Ailleurs, on ne peut pas dire que la Sélection Officielle fasse beaucoup couler d’encre — la plupart des médias se contentant de reproduire la liste… pour ceux qui s’en donnent la peine[3]. Citons pèle-mêle Télérama, Livres Hebdo, La Dépêche, Actualitté, BodoiToutenBD, CultureBD, PlanèteBD, Bandedessinée.info, Comixtrip, Superpouvoir ou encore Sanctuary qui assurent le service minimum, alors que pour leur part, Le Monde et Libération ne semblent pas juger l’événement suffisamment notable pour même le signaler.

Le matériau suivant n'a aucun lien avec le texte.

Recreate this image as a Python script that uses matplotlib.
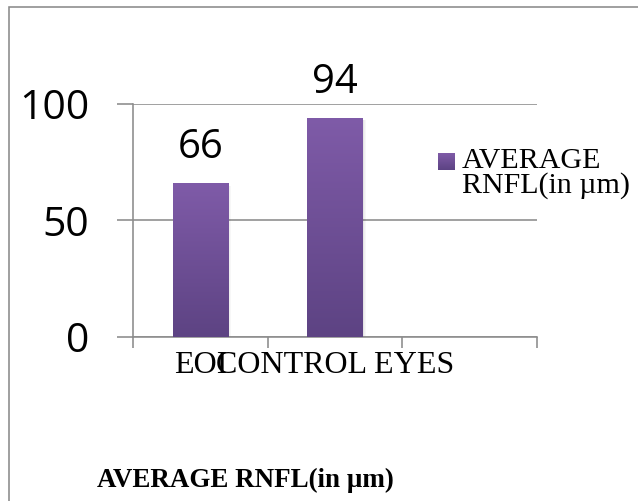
import numpy as np
import matplotlib
matplotlib.use("Agg")
import matplotlib.pyplot as plt
from matplotlib.patches import Rectangle
from matplotlib.colors import LinearSegmentedColormap

# data
categories = ["EOI", "CONTROL EYES"]
values = [66, 94]
series_name = "AVERAGE\nRNFL(in µm)"
chart_title = "AVERAGE RNFL(in µm)"
y_ticks = [0, 50, 100]

W, H = 638, 501
DPI = 100
PX = 72 / DPI  # points per pixel

fig = plt.figure(figsize=(W / DPI, H / DPI), dpi=DPI)
fig.patch.set_facecolor("white")

grid_col = "#8c8c8c"
top_col = "#7f5ba8"
bot_col = "#5d4383"

# outer chart frame (extends past right and bottom edges)
frame = Rectangle((9 / W, -0.1), 1.2, (H - 7) / H + 0.1,
                  transform=fig.transFigure, fill=False,
                  edgecolor="#8a8a8a", linewidth=1.6 * PX, zorder=0)
fig.patches.append(frame)

ax = fig.add_axes([133 / W, 1 - 337 / H, (537 - 133) / W, (337 - 104) / H])
ax.set_facecolor("none")

n_slots = 3
x = np.arange(len(categories))
bar_w = 0.41
bars = ax.bar(x, values, width=bar_w, color=top_col, zorder=3, linewidth=0)

# vertical gradient fill inside each bar
cmap = LinearSegmentedColormap.from_list("purp", [bot_col, top_col])
grad = np.linspace(0, 1, 256).reshape(-1, 1)
for b in bars:
    x0, y0 = b.get_x(), b.get_y()
    w, h = b.get_width(), b.get_height()
    # soft shadow along the right edge
    for k, a in enumerate([0.10, 0.06, 0.03]):
        ax.add_patch(Rectangle((x0 + w + k * 0.008, y0), 0.008, h - 1.0,
                               facecolor="black", alpha=a, linewidth=0, zorder=2))
    im = ax.imshow(grad, extent=[x0, x0 + w, y0, y0 + h], origin="lower",
                   cmap=cmap, aspect="auto", zorder=3.5)
    im.set_clip_path(b)
ax.set_xlim(-0.5, n_slots - 0.5)
ax.set_ylim(0, 100)

# value labels above bars
for xi, v in zip(x, values):
    ax.annotate(f"{v}", (xi, v), xytext=(0, 15 * PX), textcoords="offset points",
                ha="center", va="bottom", fontsize=40 * PX, family="Open Sans",
                color="black", zorder=5)

# gridlines and axes lines
ax.set_yticks(y_ticks)
ax.set_yticklabels([str(t) for t in y_ticks], family="Open Sans", fontsize=41 * PX)
ax.yaxis.grid(True, color=grid_col, linewidth=1.6 * PX, zorder=1)
ax.set_axisbelow(True)
ax.tick_params(axis="y", length=16 * PX, width=1.6 * PX, color=grid_col,
               pad=28 * PX, direction="out")

ax.set_xticks(np.arange(n_slots + 1) - 0.5)
ax.set_xticklabels([])
ax.set_xticks(x, minor=True)
ax.set_xticklabels(categories, minor=True, family="Liberation Serif",
                   fontsize=32 * PX)
ax.tick_params(axis="x", which="major", length=11 * PX, width=1.6 * PX,
               color=grid_col, direction="out")
ax.tick_params(axis="x", which="minor", length=0, pad=14 * PX)

for s in ["top", "right"]:
    ax.spines[s].set_visible(False)
for s in ["left", "bottom"]:
    ax.spines[s].set_color(grid_col)
    ax.spines[s].set_linewidth(1.6 * PX)

# legend drawn by hand: swatch aligned to first line of text
sw_x0, sw_y0, sw = 438, 153, 17
leg_grad_ax = fig.add_axes([sw_x0 / W, 1 - (sw_y0 + sw) / H, sw / W, sw / H])
leg_grad_ax.imshow(grad, cmap=cmap, origin="lower", aspect="auto")
leg_grad_ax.axis("off")
fig.text(462 / W, 1 - 148 / H, series_name, ha="left", va="top",
         family="Liberation Serif", fontsize=30 * PX, linespacing=0.92)

# chart title at the bottom
fig.text(245 / W, 1 - 487 / H, chart_title, ha="center", va="baseline",
         family="Liberation Serif", fontweight="bold", fontsize=27 * PX)

fig.savefig("out.png", dpi=DPI)
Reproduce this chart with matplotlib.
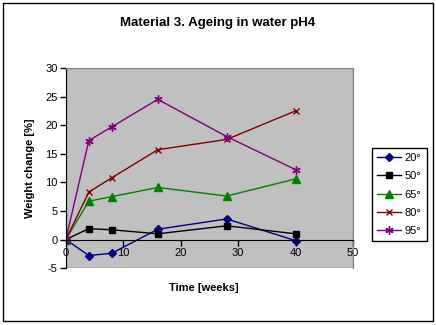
import matplotlib
matplotlib.use('Agg')
import matplotlib.pyplot as plt
from matplotlib.patches import Rectangle

plt.rcParams['font.family'] = ['Liberation Sans', 'DejaVu Sans']
plt.rcParams['axes.unicode_minus'] = False

# Datos
weeks = [0, 4, 8, 16, 28, 40]
w20 = [0, -2.8, -2.4, 1.8, 3.6, -0.2]
w50 = [0, 1.9, 1.7, 1.0, 2.4, 1.0]
w65 = [0, 6.7, 7.5, 9.1, 7.6, 10.6]
w80 = [0, 8.3, 10.8, 15.7, 17.5, 22.5]
w95 = [0, 17.3, 19.7, 24.5, 18.0, 12.2]
labels = ['20°', '50°', '65°', '80°', '95°']

fig = plt.figure(figsize=(4.36, 3.25), dpi=100)
fig.patches.append(Rectangle((0.007, 0.012), 0.985, 0.978, transform=fig.transFigure,
                             fill=False, edgecolor='black', linewidth=1))
ax = fig.add_axes([0.151, 0.175, 0.659, 0.616])
ax.set_facecolor('#c0c0c0')

ax.plot(weeks, w20, color='#000080', marker='D', ms=4, lw=1, label=labels[0])
ax.plot(weeks, w50, color='black', marker='s', ms=5, lw=1, label=labels[1])
ax.plot(weeks, w65, color='#008000', marker='^', ms=6, lw=1, label=labels[2])
ax.plot(weeks, w80, color='#800000', marker='x', ms=5, mew=1, lw=1, label=labels[3])
ax.plot(weeks, w95, color='#800080', marker=(6, 2, 0), ms=6, mew=1, lw=1, label=labels[4])

ax.set_xlim(0, 50)
ax.set_ylim(-5, 30)
ax.set_xticks(range(0, 51, 10))
ax.set_yticks(range(-5, 31, 5))

for s in ['top', 'right']:
    ax.spines[s].set_color('#808080')
ax.spines['left'].set_color('black')
ax.spines['bottom'].set_position(('data', 0))
ax.spines['bottom'].set_color('black')
ax.add_patch(Rectangle((0, 0), 1, 1, transform=ax.transAxes, fill=False,
                       edgecolor='#808080', linewidth=1, zorder=0.5))
ax.tick_params(axis='both', labelsize=8, length=4, width=1, direction='out', pad=2)

fig.text(0.5, 0.93, 'Material 3. Ageing in water pH4', fontsize=9.5,
         fontweight='bold', ha='center', va='center')
ax.set_ylabel('Weight change [%]', fontsize=8, fontweight='bold', labelpad=7)
fig.text(0.468, 0.105, 'Time [weeks]', fontsize=8, fontweight='bold', ha='center')

leg = ax.legend(loc='upper left', bbox_to_anchor=(372 / 436, 1 - 148 / 325),
                bbox_transform=fig.transFigure, borderaxespad=0, fontsize=8,
                frameon=True, fancybox=False, edgecolor='black', framealpha=1,
                handlelength=2.2, labelspacing=0.75, borderpad=0.45, handletextpad=0.3)
leg.get_frame().set_linewidth(1)

fig.savefig('out.png', dpi=100)
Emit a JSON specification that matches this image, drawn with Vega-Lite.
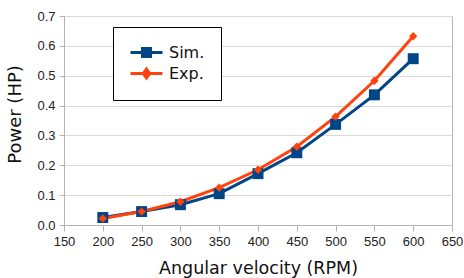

Il faudra donc se rabattre sur les rares commentaires proposés en guise d’introduction à la Sélection pour se faire une idée de ce qu’elle vaut : pour Le Figaro, « les mastodontes […] côtoient des auteurs moins exposés, mais tout aussi intéressants », tandis que les Inrocks y trouvent « des albums qui étaient très attendus » mais que « l’on pourra noter quelques absences ». Enfin, ActuaBD constate « une sélection aussitôt qualifiée de « Bobo-Télérama » par certains, d’aucun considérant que la BD commerciale est déjà récompensée par ses succès. »
On ne peut pas plaire à tout le monde.

(bonus)

… et puisqu’on parle de prix, voici une rapide mise à jour de mon analyse des prix de l’année passée. La promotion 2018 des nominés au sextet prix Ouest-France Quai des Bulles / Grand Prix RTL de la Bande Dessinée / prix Landerneau BD / Grand Prix de la Critique ACBD / Prix de la BD Fnac (devenu depuis Prix de la BD Fnac-France Inter) / Prix des Libraires de Bande Dessinée s’inscrit dans la lignée des précédentes. Ainsi, on y constate à nouveau la domination des grands éditeurs (30 titres des 41 nominés), la constance de Zidrou (qui ajoute deux nouvelles nominations à son palmarès personnel), ou encore le consensus critique sur quelques titres : si, pour la première fois, un titre fait le Grand Chelem (Il faut flinguer Ramirez t1 de Nicolas Petrimaux, chez Glénat, nominé pour chacun des six prix et présent dans la Sélection Officielle du Festival d’Angoulême), deux autres signent un Petit Chelem, avec une étrange symétrie : Ailefroide Altitude 3954 de Jean-Marc Rochette et Olivier Bocquet chez Casterman (boudé par RTL, mais déjà récompensé par Quai des Bulles), et Malaterre de Pierre-Henry Gomont chez Dargaud (snobé par Quai des Bulles, mais finalement récompensé par RTL).

Notes

  1. Décompte fait, seules 2010, 2013 et 2014 m’ont vu faire l’impasse.
  2. Extraits du dossier de presse.
  3. Pour mettre les choses en perspective, rappelons que chacun des 18 films en compétition pour la Palme d’Or au Festival de Cannes 2018 avait eu droit à une présentation lors de l’annonce de la liste, par exemple sur le site du Monde.